Wednesday, July 18, 2012

The Logic of Voter ID

The voter ID law recently enacted in Pennsylvania and which already operates in other states has occasioned considerable controversy. Although a majority of Americans polled favor the idea that would-be voters should be required to identify themselves with a license or with some other persuasive document, opposition persists. Allow me to express my considered view, which was also the position taken by the Supreme Court in 2002, that there is nothing constitutionally wrong with recent measures taken against voter fraud. They do not single out minorities; and the attempts being made by Attorney General Eric Holder, at the bidding of President Obama, to get the laws rescinded as an extension of the poll tax once used in the South to depress black turnout, are groundless. All that voters are being asked to do is provide evidence that they have a legal right to vote.

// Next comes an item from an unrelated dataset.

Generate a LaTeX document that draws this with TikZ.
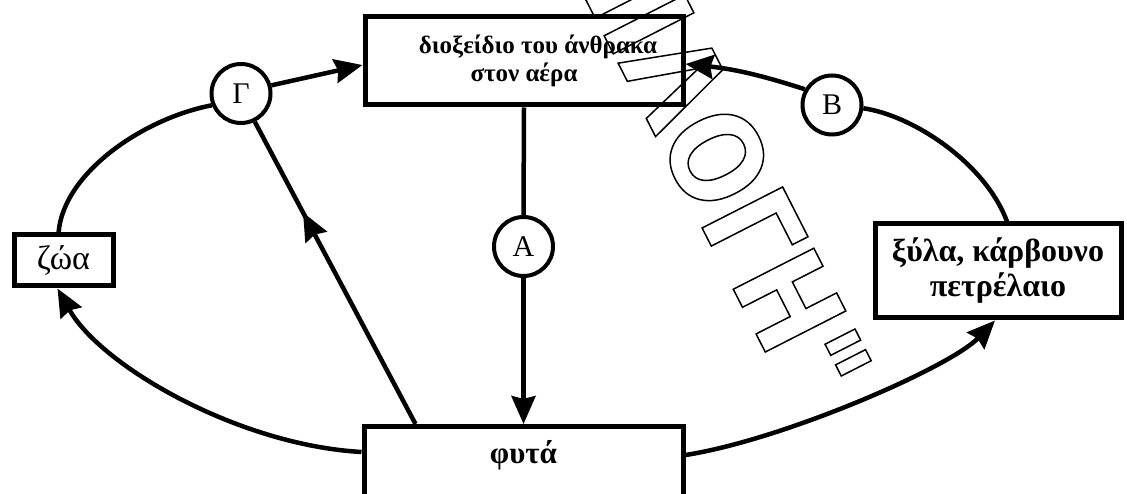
\documentclass[tikz,border=0pt]{standalone}
\usepackage{fontspec}
\setmainfont{Liberation Serif}
\newfontfamily\wmfont[FakeStretch=0.87]{DejaVu Sans Bold}
\usetikzlibrary{arrows.meta,decorations.markings}
\newcommand{\outlinetext}[1]{\special{pdf:literal direct 1 Tr 1.5 w}#1\special{pdf:literal direct 0 Tr}}
\begin{document}
\begin{tikzpicture}[x=1pt,y=-1pt,
  box/.style={draw, line width=5pt, inner sep=0pt, align=center, font=\bfseries\fontsize{32}{35}\selectfont},
  circ/.style={draw, circle, line width=4pt, minimum size=59pt, inner sep=0pt, font=\fontsize{30}{30}\selectfont},
  conn/.style={line width=4.5pt},
  arr/.style={-{Stealth[length=28pt,width=24pt,inset=3pt]}},
  midarr/.style={postaction={decorate}, decoration={markings, mark=at position #1 with {\arrow{Stealth[length=28pt,width=24pt,inset=3pt]}}}},
  wm/.style={inner sep=0pt, rotate=-63, font=\wmfont\fontsize{124}{124}\selectfont},
]
\useasboundingbox (0,0) rectangle (1127,494);

% boxes
\node[box, minimum width=318pt, minimum height=88pt, font=\bfseries\fontsize{25}{28}\selectfont] (top) at (524,61) {\hspace*{28pt}διοξείδιο του άνθρακα\\στον αέρα};
\node[box, minimum width=99pt, minimum height=51pt, font=\fontsize{34}{36}\selectfont] (zwa) at (63.5,260.5) {ζώα};
\node[box, minimum width=246pt, minimum height=94pt] (xyla) at (998,271) {ξύλα, κάρβουνο\\πετρέλαιο};
\node[box, anchor=north, minimum width=319pt, text height=24pt, text depth=70pt, inner ysep=13pt, font=\bfseries\fontsize{31}{35}\selectfont] (futa) at (523.5,424) {φυτά};

% circles
\node[circ] (G) at (241,93.5) {Γ};
\node[circ] (B) at (832,105) {Β};
\node[circ] (A) at (523.5,246.5) {Α};

% connectors
\draw[conn] (top.south) -- (A.north);
\draw[conn,arr] (A.south) -- (futa.north);
\draw[conn,arr] (G.15) -- ([yshift=-4pt]top.west);
\draw[conn,arr] (B.150) to[bend right=6] ([yshift=-3pt]top.east);
\draw[conn] (zwa.100) .. controls +(5,-60) and +(-68,13) .. (G.202);
\draw[conn,arr] ([yshift=-28pt]futa.north west) .. controls +(-124,-7) and +(43,77) .. ([xshift=-6pt]zwa.south);
\draw[conn,midarr=0.7] ([xshift=54pt]futa.north west) -- (G.-64);
\draw[conn,arr] ([yshift=-31pt]futa.north east) .. controls +(97,-15) and +(-45,47) .. ([xshift=-3pt]xyla.south);
\draw[conn] ([xshift=9pt]xyla.north) .. controls +(-22,-59) and +(49,7) .. (B.-6);

% watermark
\begin{scope}
\clip (0,0) rectangle (1127,494);
\node[wm, anchor=base east] (wm1) at (697.5,219) {\outlinetext{"ΕΠΙΛΟ}};
\node[wm, anchor=base west] (wm2) at (697.5,219) {\outlinetext{ΓΗ"}};
\end{scope}
\end{tikzpicture}
\end{document}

One counter-argument is that although Republicans may gain in the short run by enacting voter ID laws, they will permanently lose the good will of certain groups. But this is entirely unconvincing.  Those who may be excluded by the laws would never likely vote Republican; and those who have complained the most loudly against the laws are black advocates and Democratic operatives, neither of which group seems to be a promising target for Republican persuasion. Despite recent attempts by Mitt Romney to court the black vote, he will not likely obtain more of it than McCain, who picked up only five percent. Would it pay for Pennsylvania Governor Corbett and other Republican politicians to reject voter ID measures on the grounds that they may alienate those who already decidedly against them?
This is like imagining a situation in which Obama and Holder would refrain from challenging known Christian traditionalists and NRA lobbyists who are improperly registered to vote. The Dems would be fools if they did this. And let me hazard the assumption that those who are criticizing Republican support of the ID measures would not object in the least if the present administration found some legal means of preventing their opponents from voting.